IRS Guidance Relative to the AUR on AI Projects

  • IRS Final Regulation: If multiple units are over-income at the same time, the owner need not comply with the AUR in any specific order.
  • Renting any available comparable or smaller vacant unit to a qualified tenant maintains the status of all over-income units as low-income units.
    • E.g., assume a 20-unit building with nine low-income units (three units at 80% of AMGI, two units at 70% of AMGI, one unit at 40% of AMGI and three units at 30% of AMGI).
    •  Two units are over-income, one a 30% income three-bedroom unit and another a 70% two-bedroom unit.
    •  The next available unit is a vacant two-bedroom market unit.
    • Renting the vacant two-bedroom unit at either the 30%- or 70%-income designation will satisfy both the minimum set-aside of 40% and the average test of 60% or less.
    • This is the case even if the 30% unit was the first unit to exceed the 140% income level.
  • An Over-Income unit ceases to be a qualified low-income unit if any unit in the building of comparable or smaller size is occupied by a new household whose income exceeds the designated income limit of that unit – based on the designation that unit had prior to becoming vacant.
  • If the unit that becomes vacant is a market unit, the owner must designate the income of the next available unit such that the project continues to meet the Average Test.
  • E.g., Household A lives in a 30% designated unit and B lives in a 70% designated unit.
  • A’s income exceeds 140% of the 60% AMGI, or B’s income exceeds 140% of the 70% AMGI – the AUR is now applied to the BIN.
    • The income of both households goes over the 140% level at the same time.
    • Assume the BIN has two market units, four 30% units, and four 70% units. The Average Test is 50%.
    • A market unit is rented at the 30% AMGI, maintaining four 30% and four 70% units – the 30% over-income unit now becomes a market unit, and the Average Test is still 50%.
    • But – what if instead of renting the market unit to a designated 30% household, the owner rents the unit to a designated 50% household and makes the 30% over-income unit a market unit?
      • Result: There are now two market units, one 50% unit, three 30% units, and four 70% units (one of which is over-income). The Average Test is now 52.5% – the project still qualifies under the Average Test but has one less 30% unit.
      • The AUR requirement is met but this could be a LURA violation.

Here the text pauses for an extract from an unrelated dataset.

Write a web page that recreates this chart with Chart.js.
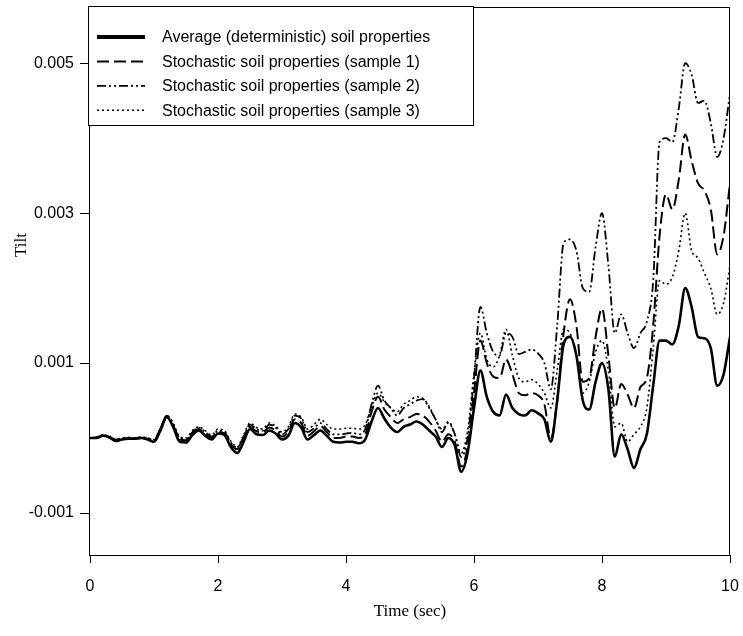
<!DOCTYPE html>
<html>
<head>
<meta charset="utf-8">
<script src="https://cdn.jsdelivr.net/npm/chart.js@4/dist/chart.umd.min.js"></script>
<style>
    body { margin: 0; background: #fff; }
    canvas { display: block; }
</style>
</head>
<body>
<canvas id="tiltChart" width="743" height="636"></canvas>
<script>
// Time (sec)
var times = [
    0.0, 0.1, 0.2, 0.3, 0.4, 0.5, 0.6, 0.7, 0.8, 0.9,
    1.0, 1.1, 1.2, 1.3, 1.4, 1.5, 1.6, 1.7, 1.8, 1.9,
    2.0, 2.1, 2.2, 2.3, 2.4, 2.5, 2.6, 2.7, 2.8, 2.9,
    3.0, 3.1, 3.2, 3.3, 3.4, 3.5, 3.6, 3.7, 3.8, 3.9,
    4.0, 4.1, 4.2, 4.3, 4.4, 4.5, 4.6, 4.7, 4.8, 4.9,
    5.0, 5.1, 5.2, 5.3, 5.4, 5.5, 5.6, 5.7, 5.8, 5.9,
    6.0, 6.1, 6.2, 6.3, 6.4, 6.5, 6.6, 6.7, 6.8, 6.9,
    7.0, 7.1, 7.2, 7.3, 7.4, 7.5, 7.6, 7.7, 7.8, 7.9,
    8.0, 8.1, 8.2, 8.3, 8.4, 8.5, 8.6, 8.7, 8.8, 8.9,
    9.0, 9.1, 9.2, 9.3, 9.4, 9.5, 9.6, 9.7, 9.8, 9.9,
    10.0
];

// Average (deterministic) soil properties
var tiltAverage = [
    0.00000, 0.00000, 0.00003, 0.00001, -0.00004, -0.00002, -0.00001, -0.00001, 0.00000, -0.00002,
    -0.00005, 0.00010, 0.00028, 0.00015, -0.00005, -0.00006, 0.00004, 0.00010, 0.00003, -0.00002,
    0.00006, 0.00004, -0.00012, -0.00020, -0.00005, 0.00012, 0.00005, 0.00004, 0.00010, 0.00006,
    -0.00002, 0.00003, 0.00020, 0.00014, -0.00002, 0.00004, 0.00010, 0.00003, -0.00005, -0.00006,
    -0.00005, -0.00005, -0.00007, -0.00002, 0.00022, 0.00040, 0.00026, 0.00014, 0.00008, 0.00015,
    0.00018, 0.00022, 0.00018, 0.00010, 0.00002, -0.00012, 0.00000, -0.00010, -0.00045, -0.00020,
    0.00040, 0.00090, 0.00055, 0.00035, 0.00030, 0.00058, 0.00040, 0.00032, 0.00030, 0.00037,
    0.00033, 0.00025, -0.00005, 0.00050, 0.00125, 0.00135, 0.00110, 0.00050, 0.00038, 0.00075,
    0.00100, 0.00065, -0.00025, 0.00005, -0.00015, -0.00040, -0.00015, 0.00005, 0.00070, 0.00130,
    0.00130, 0.00125, 0.00150, 0.00200, 0.00175, 0.00135, 0.00133, 0.00120, 0.00070, 0.00085,
    0.00135
];

// Stochastic soil properties (sample 1)
var tiltSample1 = [
    0.00000, 0.00000, 0.00003, 0.00001, -0.00003, -0.00001, 0.00000, -0.00001, 0.00000, -0.00001,
    -0.00004, 0.00012, 0.00028, 0.00017, -0.00002, -0.00003, 0.00007, 0.00012, 0.00005, 0.00000,
    0.00008, 0.00006, -0.00008, -0.00015, 0.00000, 0.00015, 0.00009, 0.00008, 0.00014, 0.00010,
    0.00002, 0.00008, 0.00025, 0.00020, 0.00003, 0.00009, 0.00016, 0.00008, 0.00000, 0.00000,
    0.00002, 0.00002, 0.00000, 0.00005, 0.00035, 0.00055, 0.00038, 0.00028, 0.00020, 0.00025,
    0.00028, 0.00032, 0.00030, 0.00022, 0.00010, -0.00005, 0.00005, -0.00005, -0.00038, -0.00012,
    0.00060, 0.00130, 0.00100, 0.00082, 0.00080, 0.00105, 0.00085, 0.00060, 0.00057, 0.00060,
    0.00057, 0.00045, 0.00000, 0.00050, 0.00140, 0.00185, 0.00150, 0.00075, 0.00080, 0.00135,
    0.00173, 0.00110, 0.00040, 0.00072, 0.00058, 0.00040, 0.00068, 0.00080, 0.00150, 0.00270,
    0.00325, 0.00305, 0.00345, 0.00405, 0.00370, 0.00340, 0.00330, 0.00305, 0.00245, 0.00270,
    0.00340
];

// Stochastic soil properties (sample 2)
var tiltSample2 = [
    0.00000, 0.00001, 0.00004, 0.00002, -0.00002, 0.00000, 0.00000, 0.00000, 0.00001, 0.00000,
    -0.00003, 0.00013, 0.00030, 0.00018, 0.00000, -0.00001, 0.00008, 0.00014, 0.00008, 0.00002,
    0.00010, 0.00008, -0.00006, -0.00013, 0.00002, 0.00018, 0.00012, 0.00010, 0.00018, 0.00014,
    0.00005, 0.00012, 0.00030, 0.00026, 0.00008, 0.00013, 0.00020, 0.00012, 0.00005, 0.00005,
    0.00006, 0.00007, 0.00005, 0.00012, 0.00045, 0.00070, 0.00050, 0.00040, 0.00030, 0.00040,
    0.00045, 0.00050, 0.00052, 0.00040, 0.00025, 0.00008, 0.00022, 0.00005, -0.00025, 0.00000,
    0.00080, 0.00175, 0.00140, 0.00115, 0.00110, 0.00140, 0.00135, 0.00112, 0.00115, 0.00118,
    0.00113, 0.00100, 0.00065, 0.00150, 0.00260, 0.00265, 0.00250, 0.00200, 0.00195, 0.00255,
    0.00300, 0.00230, 0.00140, 0.00165, 0.00140, 0.00120, 0.00140, 0.00155, 0.00210, 0.00395,
    0.00400, 0.00395, 0.00440, 0.00500, 0.00485, 0.00447, 0.00450, 0.00420, 0.00375, 0.00400,
    0.00460
];

// Stochastic soil properties (sample 3)
var tiltSample3 = [
    0.00000, 0.00001, 0.00004, 0.00003, -0.00002, 0.00000, 0.00001, 0.00000, 0.00001, 0.00000,
    -0.00002, 0.00014, 0.00030, 0.00020, 0.00002, 0.00000, 0.00010, 0.00015, 0.00010, 0.00004,
    0.00012, 0.00010, -0.00004, -0.00012, 0.00004, 0.00020, 0.00014, 0.00012, 0.00020, 0.00016,
    0.00008, 0.00015, 0.00032, 0.00028, 0.00012, 0.00018, 0.00025, 0.00018, 0.00012, 0.00012,
    0.00013, 0.00013, 0.00012, 0.00018, 0.00042, 0.00060, 0.00048, 0.00040, 0.00035, 0.00045,
    0.00050, 0.00055, 0.00053, 0.00042, 0.00025, 0.00012, 0.00020, 0.00005, -0.00020, 0.00010,
    0.00085, 0.00140, 0.00105, 0.00095, 0.00110, 0.00145, 0.00110, 0.00080, 0.00075, 0.00078,
    0.00072, 0.00060, 0.00040, 0.00090, 0.00145, 0.00140, 0.00110, 0.00060, 0.00075, 0.00115,
    0.00130, 0.00090, 0.00015, 0.00020, -0.00005, 0.00005, 0.00015, 0.00040, 0.00120, 0.00210,
    0.00205, 0.00215, 0.00250, 0.00300, 0.00250, 0.00240, 0.00220, 0.00200, 0.00165, 0.00180,
    0.00230
];

var seriesLabels = [
    'Average (deterministic) soil properties',
    'Stochastic soil properties (sample 1)',
    'Stochastic soil properties (sample 2)',
    'Stochastic soil properties (sample 3)'
];

var yTicks = [-0.001, 0.001, 0.003, 0.005];
var xTicks = [0, 2, 4, 6, 8, 10];

function toPoints(values) {
    return times.map(function (t, i) { return { x: t, y: values[i] }; });
}

var sansFont = '"Liberation Sans", Arial, sans-serif';
var serifFont = '"Liberation Serif", "Times New Roman", serif';

// Frame round the plot area, the y title (sits above the axis middle in the
// original) and the boxed legend in the upper left corner.
var frameAndLegend = {
    id: 'frameAndLegend',
    afterDraw: function (chart) {
        var ctx = chart.ctx;
        var area = chart.chartArea;
        ctx.save();
        ctx.strokeStyle = '#000';
        ctx.lineWidth = 1;
        ctx.setLineDash([]);
        ctx.strokeRect(Math.round(area.left) - 0.5, Math.round(area.top) + 0.5,
            Math.round(area.right - area.left), Math.round(area.bottom - area.top));

        // y axis title
        ctx.save();
        ctx.translate(22, 245);
        ctx.rotate(-Math.PI / 2);
        ctx.font = '17px ' + serifFont;
        ctx.fillStyle = '#000';
        ctx.textAlign = 'center';
        ctx.textBaseline = 'middle';
        ctx.fillText('Tilt', 0, 0);
        ctx.restore();

        // legend box
        var bx = 88, by = 6, bw = 385, bh = 119;
        ctx.fillStyle = '#fff';
        ctx.fillRect(bx, by, bw, bh);
        ctx.strokeRect(bx + 0.5, by + 0.5, bw, bh);

        ctx.font = '16px ' + sansFont;
        ctx.textBaseline = 'middle';
        ctx.textAlign = 'left';
        chart.data.datasets.forEach(function (ds, i) {
            var yy = 37 + i * 24.4;
            ctx.beginPath();
            ctx.strokeStyle = '#000';
            ctx.lineWidth = i === 0 ? 4 : ds.borderWidth;
            ctx.setLineDash(ds.borderDash || []);
            ctx.moveTo(97, yy);
            ctx.lineTo(145, yy);
            ctx.stroke();
            ctx.setLineDash([]);
            ctx.fillStyle = '#000';
            ctx.fillText(ds.label, 162, yy + 1);
        });
        ctx.restore();
    }
};

function drawTiltChart() {
    var ctx = document.getElementById('tiltChart');

    new Chart(ctx, {
        type: 'line',
        data: {
            datasets: [{
                label: seriesLabels[0],
                data: toPoints(tiltAverage),
                borderColor: '#000',
                borderWidth: 2.6,
                borderDash: []
            }, {
                label: seriesLabels[1],
                data: toPoints(tiltSample1),
                borderColor: '#000',
                borderWidth: 2,
                borderDash: [12, 5]
            }, {
                label: seriesLabels[2],
                data: toPoints(tiltSample2),
                borderColor: '#000',
                borderWidth: 1.8,
                borderDash: [9, 3, 2, 3, 2, 3]
            }, {
                label: seriesLabels[3],
                data: toPoints(tiltSample3),
                borderColor: '#000',
                borderWidth: 1.6,
                borderDash: [2, 3]
            }]
        },
        options: {
            responsive: false,
            animation: false,
            devicePixelRatio: 1,
            elements: {
                point: { radius: 0 },
                line: { cubicInterpolationMode: 'monotone', fill: false }
            },
            layout: {
                padding: { top: 7, right: 13, left: 0, bottom: 0 }
            },
            plugins: {
                legend: { display: false },
                tooltip: { enabled: false }
            },
            scales: {
                x: {
                    type: 'linear',
                    min: 0,
                    max: 10,
                    afterFit: function (scale) {
                        scale.height = 81;
                        scale.paddingLeft = 0;
                        scale.paddingRight = 0;
                    },
                    afterBuildTicks: function (scale) {
                        scale.ticks = xTicks.map(function (v) { return { value: v }; });
                    },
                    border: { display: false },
                    grid: {
                        drawOnChartArea: false,
                        drawTicks: true,
                        tickLength: 8,
                        tickColor: '#000',
                        tickWidth: 1
                    },
                    ticks: {
                        color: '#000',
                        padding: 14,
                        maxRotation: 0,
                        font: { family: sansFont, size: 16 },
                        callback: function (v) { return String(v); }
                    },
                    title: {
                        display: true,
                        text: 'Time (sec)',
                        color: '#000',
                        padding: 14,
                        font: { family: serifFont, size: 17 }
                    }
                },
                y: {
                    type: 'linear',
                    min: -0.00156,
                    max: 0.00575,
                    afterFit: function (scale) {
                        scale.width = 90;
                        scale.paddingTop = 0;
                        scale.paddingBottom = 0;
                    },
                    afterBuildTicks: function (scale) {
                        scale.ticks = yTicks.map(function (v) { return { value: v }; });
                    },
                    border: { display: false },
                    grid: {
                        drawOnChartArea: false,
                        drawTicks: true,
                        tickLength: 10,
                        tickColor: '#000',
                        tickWidth: 1
                    },
                    ticks: {
                        color: '#000',
                        padding: 6,
                        font: { family: sansFont, size: 16 },
                        callback: function (v) { return v.toFixed(3); }
                    },
                    title: { display: false }
                }
            }
        },
        plugins: [frameAndLegend]
    });
}

drawTiltChart();
</script>
</body>
</html>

The preceding example is why many HFAs may not allow mixed-income projects to select the AI Minimum Set-Aside.

Summary

Clearly, the additional complexity relative to the AUR on Average Income properties should give owners pause prior to developing mixed-income buildings with the Average-Income set-aside. However, with good management and tracking procedures, any difficulties can be overcome, and the benefits of a mixed-income project realized. One final word of warning though; as the example above illustrates, owners may be able to replace lower designated units with higher designations when complying with the AUR. While this would increase cash flow due to higher rents, it could very well run afoul of the property LURA (extended use agreement) which may stipulate a required number of units at each income level. At the very least, before taking such a step owners should confirm that no state requirements would be violated and that investors are on board with the change.